How Vulnerable Is My Learned Policy? Universal Adversarial Perturbation Attacks On Modern Behavior Cloning Policies
Akansha Kalra, Basavasagar Patil, Guanhong Tao, Daniel S. Brown
TL;DR
The paper investigates the vulnerability of modern behavior cloning policies to offline universal adversarial perturbations in robotic manipulation. It introduces a unified UAP framework applicable to Vanilla BC, LSTM-GMM, IBC, DP, and VQ-BET, and evaluates white-box and black-box transferability across four RoboMimic tasks. The results show widespread susceptibility among explicit BC methods, with implicit approaches offering greater resilience, though attack transfer remains significant, particularly as task complexity grows. The findings emphasize the need for adversarially robust LfD systems and lay groundwork for defenses that consider cross-architecture and cross-task transferability. The work advances understanding of security risks in imitation learning and motivates development of robust training and inference-time defenses.
Abstract
Learning from Demonstration (LfD) algorithms have shown promising results in robotic manipulation tasks, but their vulnerability to offline universal perturbation attacks remains underexplored. This paper presents a comprehensive study of adversarial attacks on both classic and recently proposed algorithms, including Behavior Cloning (BC), LSTM-GMM, Implicit Behavior Cloning (IBC), Diffusion Policy (DP), and Vector-Quantizied Behavior Transformer (VQ-BET). We study the vulnerability of these methods to universal adversarial perturbations. Our experiments on several simulated robotic manipulation tasks reveal that most of the current methods are highly vulnerable to adversarial perturbations.

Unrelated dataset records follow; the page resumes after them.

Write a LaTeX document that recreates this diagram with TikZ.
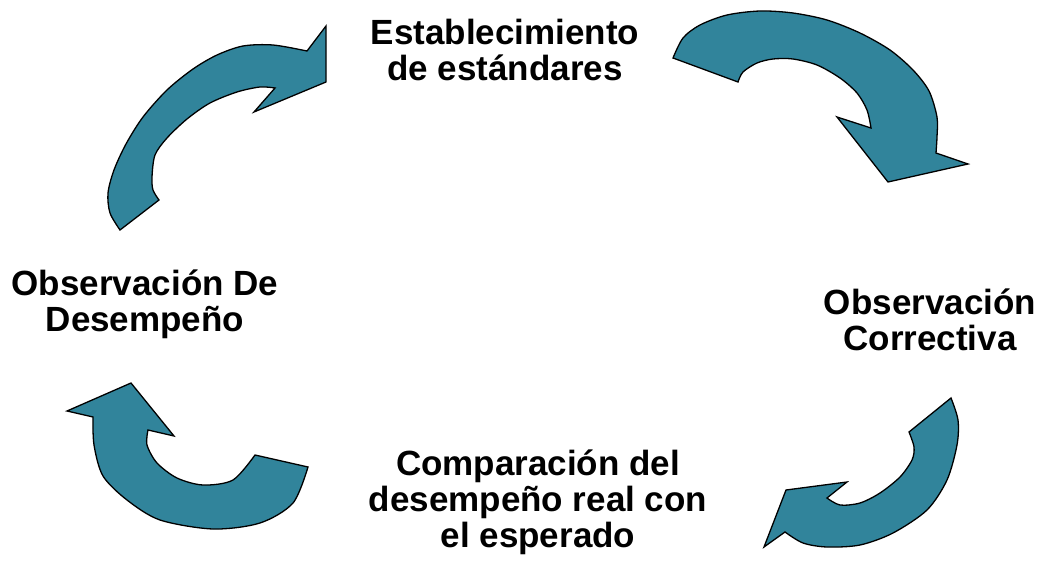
\documentclass[tikz,border=0pt]{standalone}
\usepackage{fontspec}
\setmainfont{Liberation Sans}
\definecolor{teal}{RGB}{49,132,155}
\begin{document}
\begin{tikzpicture}[x=1pt,y=-1pt,
  cyclearrow/.style={fill=teal,draw=black,line width=1.3pt,line join=miter},
  lbl/.style={align=center,inner sep=0pt,anchor=base,font=\bfseries\fontsize{35}{36}\selectfont}]
\useasboundingbox (0,0) rectangle (1042,572);
% arrow top-left
\draw[cyclearrow] (120,230) -- (159,200)
  -- plot[smooth] coordinates {(159,200) (153,190) (152,177) (155,155) (167,138) (187,119) (210,103) (237,92) (260,87) (275,88)}
  -- (254,112) -- (326,82) -- (326,26) -- (307,51)
  -- plot[smooth] coordinates {(307,51) (273,45) (243,46) (217,55) (193,69) (167,90) (143,117) (126,144) (114,170) (108,193) (110,213) (120,230)}
  -- cycle;
% arrow top-right
\draw[cyclearrow] (673,58) -- (738,82)
  -- plot[smooth] coordinates {(738,82) (743,72) (757,63) (773,59) (793,59) (817,65) (840,78) (857,93) (867,110) (871,128)}
  -- (837,117) -- (888,182) -- (968,164) -- (936,153)
  -- plot[smooth] coordinates {(936,153) (937,137) (937,117) (929,91) (913,70) (890,50) (860,33) (827,20) (793,13) (760,11) (727,15) (700,25) (683,38) (673,58)}
  -- cycle;
% arrow bottom-right
\draw[cyclearrow] (951,398) -- (909,432)
  -- plot[smooth] coordinates {(909,432) (914,447) (912,460) (900,477) (880,493) (860,503) (840,505) (827,498)}
  -- (847,482) -- (786,490) -- (764,547) -- (785,532)
  -- plot[smooth] coordinates {(785,532) (803,543) (827,547) (860,545) (893,533) (927,510) (947,480) (957,445) (958,420) (951,398)}
  -- cycle;
% arrow bottom-left
\draw[cyclearrow] (67,411) -- (131,383) -- (174,436) -- (148,430)
  -- plot[smooth] coordinates {(148,430) (147,445) (157,463) (177,478) (203,485) (233,480) (255,455)}
  -- (308,467)
  -- plot[smooth] coordinates {(308,467) (293,503) (260,523) (213,529) (160,520) (127,500) (103,476) (94,445) (93,417)}
  -- cycle;
% labels
\node[lbl] (top) at (505,81) {Establecimiento\\de estándares};
\node[lbl] (left) at (145,331) {Observación De\\Desempeño};
\node[lbl] (right) at (930,350) {Observación\\Correctiva};
\node[lbl] (bottom) at (538,547) {Comparación del\\desempeño real con\\el esperado};
\end{tikzpicture}
\end{document}
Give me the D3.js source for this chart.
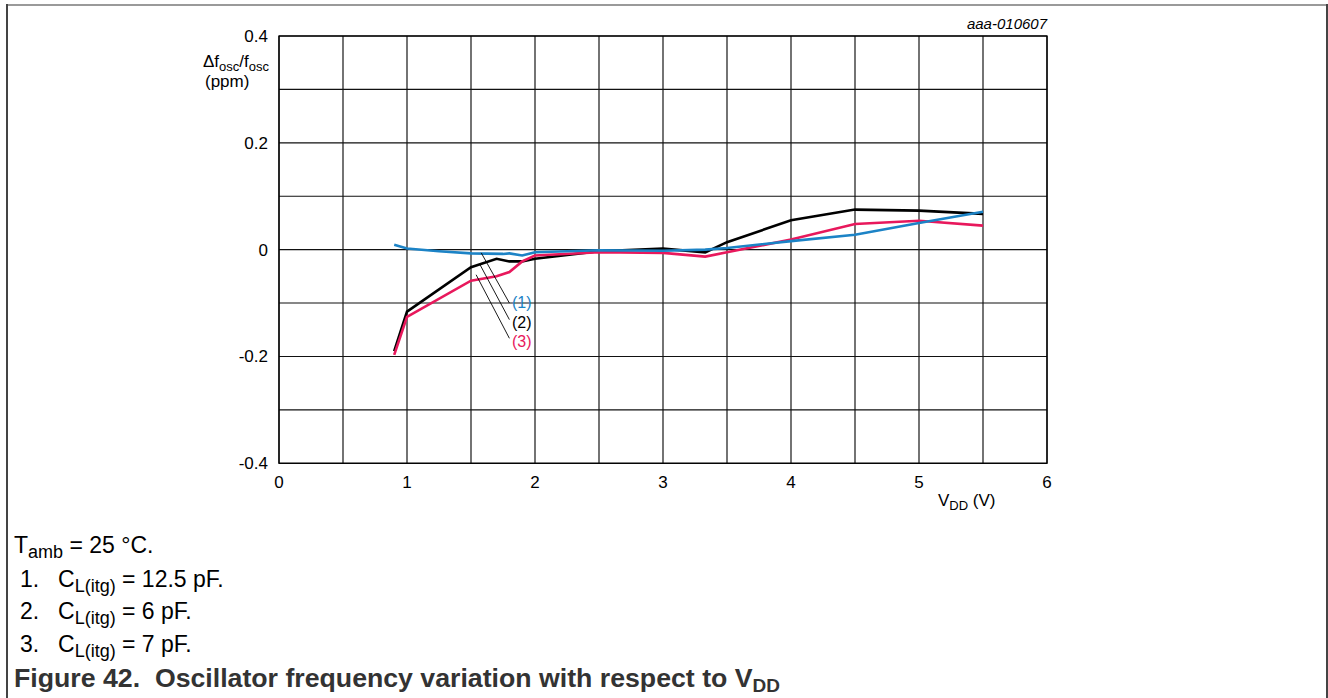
<!DOCTYPE html>
<html>
<head>
<meta charset="utf-8">
<script src="https://cdn.jsdelivr.net/npm/d3@7"></script>
<style>
  html, body { margin: 0; padding: 0; background: #fff; }
  svg { display: block; font-family: "Liberation Sans", Arial, sans-serif; }
  text { white-space: pre; }
</style>
</head>
<body>
<svg id="chart" width="1328" height="698"></svg>
<script>
// Supply voltage (V) and relative frequency deviation (ppm) per load capacitance
const vdd1 = [0.9, 1.0, 1.25, 1.5, 1.75, 1.8, 1.9, 2.0, 2.5, 3.0, 3.33, 3.5, 4.0, 4.5, 5.0, 5.5];
const dev1 = [0.009, 0.002, -0.003, -0.007, -0.008, -0.007, -0.011, -0.005, -0.001, -0.002, 0.0, 0.003, 0.016, 0.028, 0.05, 0.071];

const vdd2 = [0.9, 1.0, 1.5, 1.7, 1.8, 1.9, 2.0, 2.5, 3.0, 3.33, 3.5, 4.0, 4.5, 5.0, 5.5];
const dev2 = [-0.19, -0.116, -0.033, -0.017, -0.022, -0.022, -0.017, -0.003, 0.002, -0.005, 0.014, 0.055, 0.075, 0.073, 0.067];

const vdd3 = [0.9, 1.0, 1.5, 1.7, 1.8, 1.9, 2.0, 2.5, 3.0, 3.33, 3.5, 4.0, 4.5, 5.0, 5.5];
const dev3 = [-0.197, -0.126, -0.058, -0.05, -0.042, -0.022, -0.011, -0.005, -0.006, -0.013, -0.005, 0.019, 0.048, 0.054, 0.045];

const seriesNames = ["(1)", "(2)", "(3)"];
const seriesColors = ["#1c83c6", "#000000", "#e8185c"];

const xTicks = [0, 1, 2, 3, 4, 5, 6];
const yTicks = [0.4, 0.2, 0, -0.2, -0.4];
const yTickLabels = ["0.4", "0.2", "0", "-0.2", "-0.4"];

// Leader lines: start on the curve, end next to the label
const leaderFrom = [[1.58, -0.006], [1.57, -0.028], [1.54, -0.047]];
const leaderTo = [[1.80, -0.100], [1.80, -0.131], [1.80, -0.166]];
const labelAt = [[1.82, -0.098], [1.82, -0.135], [1.82, -0.171]];

const notes = [
  { lead: "", main: "T", sub: "amb", rest: " = 25 °C." },
  { lead: "1.", main: "C", sub: "L(itg)", rest: " = 12.5 pF." },
  { lead: "2.", main: "C", sub: "L(itg)", rest: " = 6 pF." },
  { lead: "3.", main: "C", sub: "L(itg)", rest: " = 7 pF." }
];

const svg = d3.select("#chart");

const x = d3.scaleLinear().domain([0, 6]).range([279, 1047]);
const y = d3.scaleLinear().domain([-0.4, 0.4]).range([463.3, 36]);

// Figure frame
svg.append("line").attr("x1", 7).attr("x2", 1328).attr("y1", 5).attr("y2", 5)
  .attr("stroke", "#9a9a9a").attr("stroke-width", 2);
svg.append("line").attr("x1", 7).attr("x2", 7).attr("y1", 4).attr("y2", 698)
  .attr("stroke", "#444").attr("stroke-width", 2);
svg.append("line").attr("x1", 1327).attr("x2", 1327).attr("y1", 4).attr("y2", 698)
  .attr("stroke", "#444").attr("stroke-width", 2);

// Grid
const grid = svg.append("g");
grid.selectAll("line.v").data(d3.range(0, 6.01, 0.5)).join("line")
  .attr("x1", d => x(d)).attr("x2", d => x(d))
  .attr("y1", y(0.4)).attr("y2", y(-0.4))
  .attr("stroke", "#000").attr("stroke-width", 1.1);
grid.selectAll("line.h").data(d3.range(-4, 5).map(i => i / 10)).join("line")
  .attr("x1", x(0)).attr("x2", x(6))
  .attr("y1", d => y(d)).attr("y2", d => y(d))
  .attr("stroke", "#111").attr("stroke-width", 1.1);
grid.append("rect")
  .attr("x", x(0)).attr("y", y(0.4))
  .attr("width", x(6) - x(0)).attr("height", y(-0.4) - y(0.4))
  .attr("fill", "none").attr("stroke", "#000").attr("stroke-width", 1.3);

// Axes labels
const tickFont = 17;
svg.append("g").selectAll("text").data(xTicks).join("text")
  .attr("x", d => x(d)).attr("y", 488)
  .attr("text-anchor", "middle").attr("font-size", tickFont).attr("fill", "#000")
  .text(d => d);
svg.append("g").selectAll("text").data(yTicks).join("text")
  .attr("x", 268).attr("y", d => y(d) + 6)
  .attr("text-anchor", "end").attr("font-size", tickFont).attr("fill", "#000")
  .text((d, i) => yTickLabels[i]);

// Y axis title
const yt = svg.append("text").attr("x", 203).attr("y", 67).attr("font-size", tickFont);
yt.append("tspan").text("Δf");
yt.append("tspan").attr("dy", 4).attr("font-size", 13).text("osc");
yt.append("tspan").attr("dy", -4).text("/f");
yt.append("tspan").attr("dy", 4).attr("font-size", 13).text("osc");
svg.append("text").attr("x", 205).attr("y", 87).attr("font-size", tickFont).text("(ppm)");

// X axis title
const xt = svg.append("text").attr("x", 938).attr("y", 506).attr("font-size", tickFont);
xt.append("tspan").text("V");
xt.append("tspan").attr("dy", 4).attr("font-size", 13).text("DD");
xt.append("tspan").attr("dy", -4).text(" (V)");

// Figure id
svg.append("text").attr("x", 1047).attr("y", 29)
  .attr("text-anchor", "end").attr("font-size", 15).attr("font-style", "italic")
  .text("aaa-010607");

// Curves
const line = d3.line().x(d => x(d[0])).y(d => y(d[1]));
const series = [
  { v: vdd2, d: dev2, c: seriesColors[1] },
  { v: vdd3, d: dev3, c: seriesColors[2] },
  { v: vdd1, d: dev1, c: seriesColors[0] }
];
svg.append("g").selectAll("path").data(series).join("path")
  .attr("d", s => line(s.v.map((v, i) => [v, s.d[i]])))
  .attr("fill", "none").attr("stroke", s => s.c)
  .attr("stroke-width", 2.6).attr("stroke-linejoin", "miter");

// Leader lines and series labels
svg.append("g").selectAll("line").data(leaderFrom).join("line")
  .attr("x1", d => x(d[0])).attr("y1", d => y(d[1]))
  .attr("x2", (d, i) => x(leaderTo[i][0])).attr("y2", (d, i) => y(leaderTo[i][1]))
  .attr("stroke", "#000").attr("stroke-width", 0.9);
svg.append("g").selectAll("text").data(labelAt).join("text")
  .attr("x", d => x(d[0])).attr("y", d => y(d[1]) + 6)
  .attr("font-size", 16).attr("fill", (d, i) => seriesColors[i])
  .text((d, i) => seriesNames[i]);

// Notes below the chart
const noteFont = 23;
const noteY = [553, 587, 619, 652];
notes.forEach((n, i) => {
  if (n.lead) {
    svg.append("text").attr("x", 20).attr("y", noteY[i]).attr("font-size", noteFont).text(n.lead);
  }
  const t = svg.append("text").attr("x", n.lead ? 58 : 14).attr("y", noteY[i]).attr("font-size", noteFont);
  t.append("tspan").text(n.main);
  t.append("tspan").attr("dy", 5).attr("font-size", 18).text(n.sub);
  t.append("tspan").attr("dy", -5).text(n.rest);
});

// Caption
const cap = svg.append("text").attr("x", 14).attr("y", 687)
  .attr("font-size", 26.7).attr("font-weight", "bold").attr("fill", "#333");
cap.append("tspan").text("Figure 42.  Oscillator frequency variation with respect to V");
cap.append("tspan").attr("dy", 5).attr("font-size", 19).text("DD");
</script>
</body>
</html>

We also show that these attacks are often transferable across algorithms, architectures, and tasks, raising concerning security vulnerabilities to black-box attacks. To the best of our knowledge, we are the first to present a systematic study of the vulnerabilities of different LfD algorithms to both white-box and black-box attacks. Our findings highlight the vulnerabilities of modern BC algorithms, paving the way for future work in addressing such limitations.